Paylines
25 fixed paylines
The whole production is pitched at a kind of Old-Hollywood casino swagger that Habanero used to lean into more often. A red carpet rolls forward to the reel cabinet, twin chandeliers blaze above, and heavy blue stage curtains hang down the sides of the grid. The wordmark sits in gold Art-Deco lettering at the top. In the corner, a tuxedoed Card Sharper smirks at you above the line Doubles The Prize. So you know the pitch before you've spun a single reel: high-roller fantasy, but at fifty-cent coin stakes.
Twenty-five fixed lines run across a standard 5×3 board. The hook lives in one specific symbol. The Security Guard, a bald bouncer in a dark suit, is the only character on the paytable that pays from just two-of-a-kind. A demo spin caught him triggering three separate two-symbol wins inside a single round, each one a small fixed payout, none of them stacking into anything bigger. It's a frequency tweak, not a real boost to the math, but it does explain why the base game feels busier than your typical 25-line cabinet. The Card Sharper sits at the top of the paytable and acts as the doubling wild on any line he completes. The ordinary wild handles the rest, and a separate Scatter triggers free spins with an in-round multiplier.
What's been bolted on later is the Race progressive jackpot.

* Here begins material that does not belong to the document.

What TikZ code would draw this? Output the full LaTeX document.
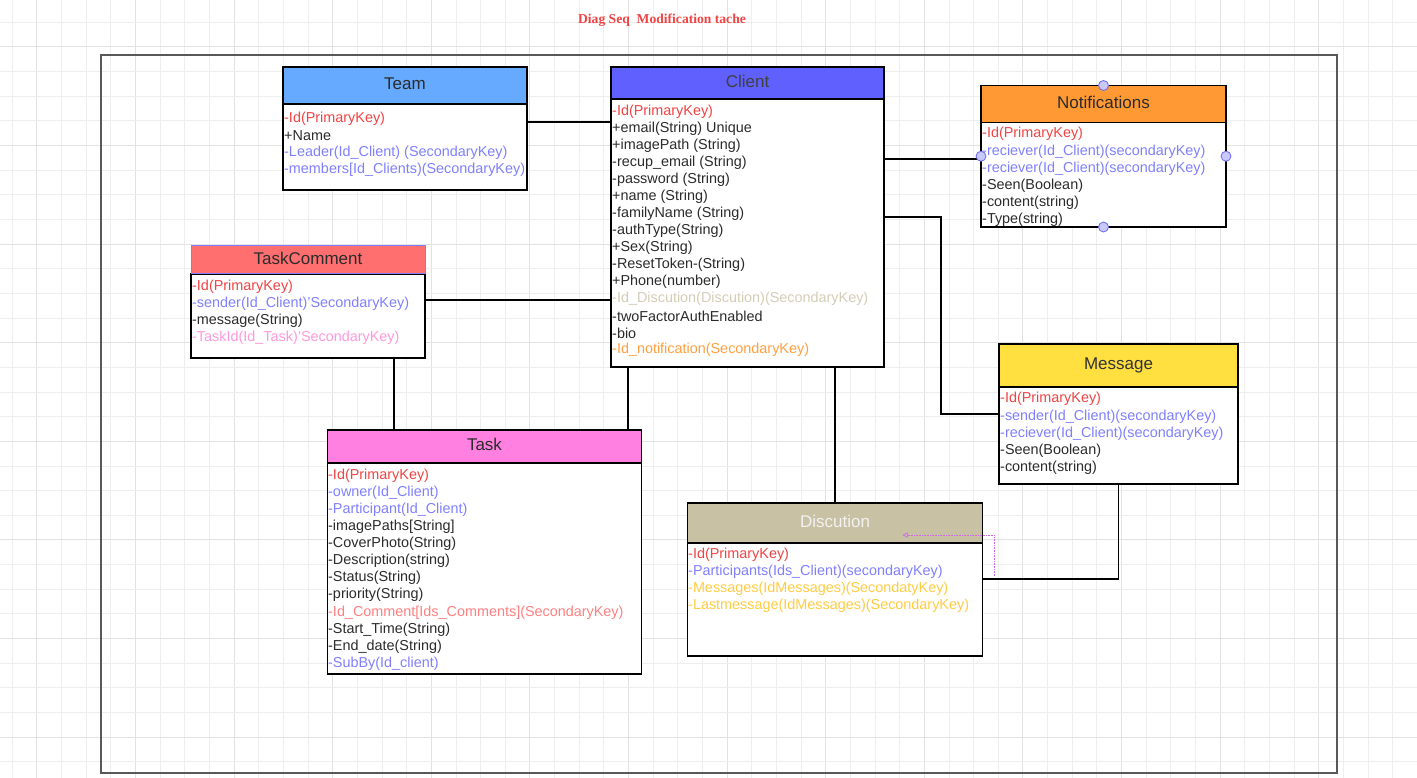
\documentclass[tikz,border=0pt]{standalone}
\usepackage{fontspec}
\setmainfont{Liberation Sans}
\newfontfamily\titlefont{Liberation Serif}
\usetikzlibrary{arrows.meta,calc}
\definecolor{cred}{HTML}{F04444}
\definecolor{cblue}{HTML}{8080FF}
\definecolor{cgold}{HTML}{FFCC40}
\definecolor{cbeige}{HTML}{D4CDB6}
\definecolor{corange}{HTML}{FFA040}
\definecolor{cpink}{HTML}{FF99DD}
\definecolor{csalmon}{HTML}{FF8080}
\definecolor{ctext}{HTML}{2B2B2B}
\definecolor{gridminor}{HTML}{EEEEEE}
\definecolor{gridmajor}{HTML}{E2E2E2}
\definecolor{hteam}{HTML}{66AAFF}
\definecolor{hclient}{HTML}{6060FF}
\definecolor{hnotif}{HTML}{FF9933}
\definecolor{htc}{HTML}{FF6F6F}
\definecolor{hmsg}{HTML}{FFE040}
\definecolor{htask}{HTML}{FF80E0}
\definecolor{hdisc}{HTML}{C9C1A3}
\definecolor{handlefill}{HTML}{C8C8FF}
\definecolor{handledraw}{HTML}{6A6AE8}
\definecolor{dotcol}{HTML}{CC66EE}
\newcommand\mkrow[5]{\node[attr,text=#4] (#1) at (#2,#3) {#5};}
\begin{document}
\begin{tikzpicture}[x=1pt,y=-1pt,
  attr/.style={anchor=west,inner sep=0pt,yshift=-2pt,font=\fontsize{14.4}{16}\selectfont},
  hdr/.style={draw=black,line width=1.5pt,outer sep=0pt,anchor=north west,inner sep=0pt,text height=12.5pt,text depth=4.3pt,font=\fontsize{17}{19}\selectfont,text=ctext},
  body/.style={draw=black,line width=1.5pt,outer sep=0pt,fill=white,anchor=north west,inner sep=0pt},
  conn/.style={draw=black,line width=1.5pt},
  handle/.style={circle,draw=handledraw,fill=handlefill,line width=0.8pt,minimum size=10pt,inner sep=0pt}]
\useasboundingbox (0,0) rectangle (1417,778);
\fill[white] (0,0) rectangle (1417,778);
% grid
\foreach \i in {0,...,57}{
  \pgfmathsetmacro\gx{12.3+24.65*\i}
  \pgfmathtruncatemacro\gm{mod(\i,4)}
  \ifnum\gm=1 \draw[gridmajor,line width=1pt] (\gx,0) -- (\gx,778);
  \else \draw[gridminor,line width=1pt] (\gx,0) -- (\gx,778); \fi}
\foreach \j in {0,...,31}{
  \pgfmathsetmacro\gy{22.3+24.65*\j}
  \pgfmathtruncatemacro\gm{mod(\j,4)}
  \ifnum\gm=1 \draw[gridmajor,line width=1pt] (0,\gy) -- (1417,\gy);
  \else \draw[gridminor,line width=1pt] (0,\gy) -- (1417,\gy); \fi}
% frame
\draw[draw=black!65,line width=1.2pt] (101,55) rectangle (1337,773);
% title
\node[inner sep=0pt,text=cred,font=\titlefont\bfseries\fontsize{13.6}{15}\selectfont] (title) at (662,20) {Diag Seq\ \ Modification tache};

% Team
\node[body,minimum width=244pt,minimum height=86pt] (teamb) at (283,104) {};
\node[hdr,fill=hteam,minimum width=244pt,minimum height=37pt] (team) at (283,67) {Team};
\mkrow{team1}{284}{117}{cred}{-Id(PrimaryKey)}
\mkrow{team2}{284}{134}{ctext}{+Name}
\mkrow{team3}{284}{151}{cblue}{-Leader(Id\_Client) (SecondaryKey)}
\mkrow{team4}{284}{168}{cblue}{-members[Id\_Clients)(SecondaryKey)}

% Client
\node[body,minimum width=273pt,minimum height=268pt] (clientb) at (611,99) {};
\node[hdr,fill=hclient,minimum width=273pt,minimum height=32pt,text=black!75] (client) at (611,67) {Client};
\mkrow{c1}{612}{110}{cred}{-Id(PrimaryKey)}
\mkrow{c2}{612}{127}{ctext}{+email(String) Unique}
\mkrow{c3}{612}{144}{ctext}{+imagePath (String)}
\mkrow{c4}{612}{161}{ctext}{-recup\_email (String)}
\mkrow{c5}{612}{178}{ctext}{-password (String)}
\mkrow{c6}{612}{195}{ctext}{+name (String)}
\mkrow{c7}{612}{212}{ctext}{-familyName (String)}
\mkrow{c8}{612}{229}{ctext}{-authType(String)}
\mkrow{c9}{612}{246}{ctext}{+Sex(String)}
\mkrow{c10}{612}{263}{ctext}{-ResetToken-(String)}
\mkrow{c11}{612}{280}{ctext}{+Phone(number)}
\mkrow{c12}{612}{297}{cbeige}{-Id\_Discution(Discution)(SecondaryKey)}
\mkrow{c13}{612}{314}{ctext}{-twoFactorAuthEnabled}
\mkrow{c14}{612}{331}{ctext}{-bio}
\mkrow{c15}{612}{348}{corange}{-Id\_notification(SecondaryKey)}

% Notifications
\node[body,minimum width=245pt,minimum height=105pt] (notifb) at (981,122) {};
\node[hdr,fill=hnotif,minimum width=245pt,minimum height=37pt] (notif) at (981,85.5) {Notifications};
\mkrow{n1}{982}{132}{cred}{-Id(PrimaryKey)}
\mkrow{n2}{982}{149.5}{cblue}{-reciever(Id\_Client)(secondaryKey)}
\mkrow{n3}{982}{166.5}{cblue}{-reciever(Id\_Client)(secondaryKey)}
\mkrow{n4}{982}{184}{ctext}{-Seen(Boolean)}
\mkrow{n5}{982}{201}{ctext}{-content(string)}
\mkrow{n6}{982}{218}{ctext}{-Type(string)}

% TaskComment
\node[body,minimum width=234pt,minimum height=84pt] (tcb) at (191,274) {};
\node[hdr,draw=cblue,line width=1pt,fill=htc,minimum width=234pt,minimum height=28pt] (tc) at (191,246) {TaskComment};
\mkrow{tc1}{192}{285}{cred}{-Id(PrimaryKey)}
\mkrow{tc2}{192}{302}{cblue}{-sender(Id\_Client)'SecondaryKey)}
\mkrow{tc3}{192}{319}{ctext}{-message(String)}
\mkrow{tc4}{192}{336}{cpink}{-TaskId(Id\_Task)'SecondaryKey)}

% Message
\node[body,minimum width=239pt,minimum height=97pt] (msgb) at (999,387) {};
\node[hdr,fill=hmsg,minimum width=239pt,minimum height=43pt,text=black!80] (msg) at (999,344) {Message};
\mkrow{m1}{1000}{397}{cred}{-Id(PrimaryKey)}
\mkrow{m2}{1000}{414.5}{cblue}{-sender(Id\_Client)(secondaryKey)}
\mkrow{m3}{1000}{431.5}{cblue}{-reciever(Id\_Client)(secondaryKey)}
\mkrow{m4}{1000}{449}{ctext}{-Seen(Boolean)}
\mkrow{m5}{1000}{466}{ctext}{-content(string)}

% Task
\node[body,minimum width=314pt,minimum height=211pt] (taskb) at (327.5,463) {};
\node[hdr,fill=htask,minimum width=314pt,minimum height=33pt] (task) at (327.5,430) {Task};
\mkrow{t1}{328}{474}{cred}{-Id(PrimaryKey)}
\mkrow{t2}{328}{491}{cblue}{-owner(Id\_Client)}
\mkrow{t3}{328}{508}{cblue}{-Participant(Id\_Client)}
\mkrow{t4}{328}{525}{ctext}{-imagePaths[String]}
\mkrow{t5}{328}{542}{ctext}{-CoverPhoto(String)}
\mkrow{t6}{328}{559}{ctext}{-Description(string)}
\mkrow{t7}{328}{576}{ctext}{-Status(String)}
\mkrow{t8}{328}{593}{ctext}{-priority(String)}
\mkrow{t9}{328}{610.5}{csalmon}{-Id\_Comment[Ids\_Comments](SecondaryKey)}
\mkrow{t10}{328}{628}{ctext}{-Start\_Time(String)}
\mkrow{t11}{328}{645}{ctext}{-End\_date(String)}
\mkrow{t12}{328}{662}{cblue}{-SubBy(Id\_client)}

% Discution
\node[body,minimum width=295pt,minimum height=113pt] (discb) at (687.5,543) {};
\node[hdr,fill=hdisc,minimum width=295pt,minimum height=40pt,text=white!95!black] (disc) at (687.5,503) {Discution};
\mkrow{d1}{688}{553}{cred}{-Id(PrimaryKey)}
\mkrow{d2}{688}{570}{cblue}{-Participants(Ids\_Client)(secondaryKey)}
\mkrow{d3}{688}{587}{cgold}{-Messages(IdMessages)(SecondatyKey)}
\mkrow{d4}{688}{604}{cgold}{-Lastmessage(IdMessages)(SecondaryKey)}

% connectors
\coordinate (a1) at ([yshift=-18pt]teamb.north east);
\draw[conn] (a1) -- (a1 -| clientb.west);
\coordinate (a2) at ([yshift=-26pt]tcb.north east);
\draw[conn] (a2) -- (a2 -| clientb.west);
\coordinate (a3) at ([xshift=203pt]tcb.south west);
\draw[conn] (a3) -- (a3 |- task.north);
\coordinate (a4) at ([xshift=17pt]clientb.south west);
\draw[conn] (a4) -- (a4 |- task.north);
\coordinate (a5) at ([xshift=224pt]clientb.south west);
\draw[conn] (a5) -- (a5 |- disc.north);
\coordinate (a6) at ([yshift=-60pt]clientb.north east);
\draw[conn] (a6) -- (a6 -| notifb.west);
\coordinate (a7) at ([yshift=-118pt]clientb.north east);
\coordinate (m7) at ([yshift=-27pt]msgb.north west);
\draw[conn] (a7) -- ++(57,0) |- (m7);
\coordinate (d8) at ([yshift=-36pt]discb.north east);
\draw[conn] (msgb.south) |- (d8);

% dotted guide
\coordinate (g1) at ([xshift=12pt,yshift=8pt]disc.south east);
\coordinate (g2) at ([xshift=-80pt,yshift=8pt]disc.south east);
\coordinate (g3) at ([xshift=12pt,yshift=-33pt]disc.south east);
\draw[dotcol,line width=0.6pt,densely dotted] (g3) -- (g1);
\draw[dotcol,line width=0.6pt,densely dotted,-{Triangle[open,length=5pt,width=5pt]}] (g1) -- (g2);

% selection handles
\coordinate (nc) at ($(notif.north)!0.5!(notifb.south)$);
\node[handle] (h1) at (notif.north) {};
\node[handle] (h2) at (notifb.south) {};
\node[handle] (h3) at (nc -| notifb.west) {};
\node[handle] (h4) at (nc -| notifb.east) {};
\end{tikzpicture}
\end{document}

A meter ticks across the top of the screen showing the current shared pot, and during the demo it was sitting just over 8,000 EUR with the next race window roughly a day out. Any spin at 0.10 or above qualifies, the top two finishers split the prize on a 60/40 schedule, and the network feature draws about 1% of total RTP. Honestly the cabinet is too old for a jackpot meter to look natural up there. It reads more like a vintage suit somebody pinned a smartwatch onto. The math still runs at 96% though, so it doesn't hurt anything to leave it on.
Symbols include a red sports car, gold luxury wristwatches, jewelled cufflinks with red gemstones, a diamond ring, banded cash stacks, a martini glass with olive, casino chips, a face-down playing card on green felt, and a redhead in a red dress framed in a circular gold portrait. There's also a CASINO marquee acting as one of the high-pay icons. No Buy Feature menu, no ante chip. Both omissions are consistent with how early Habanero builds were shipped before the studio added all the modern bet-modification toggles.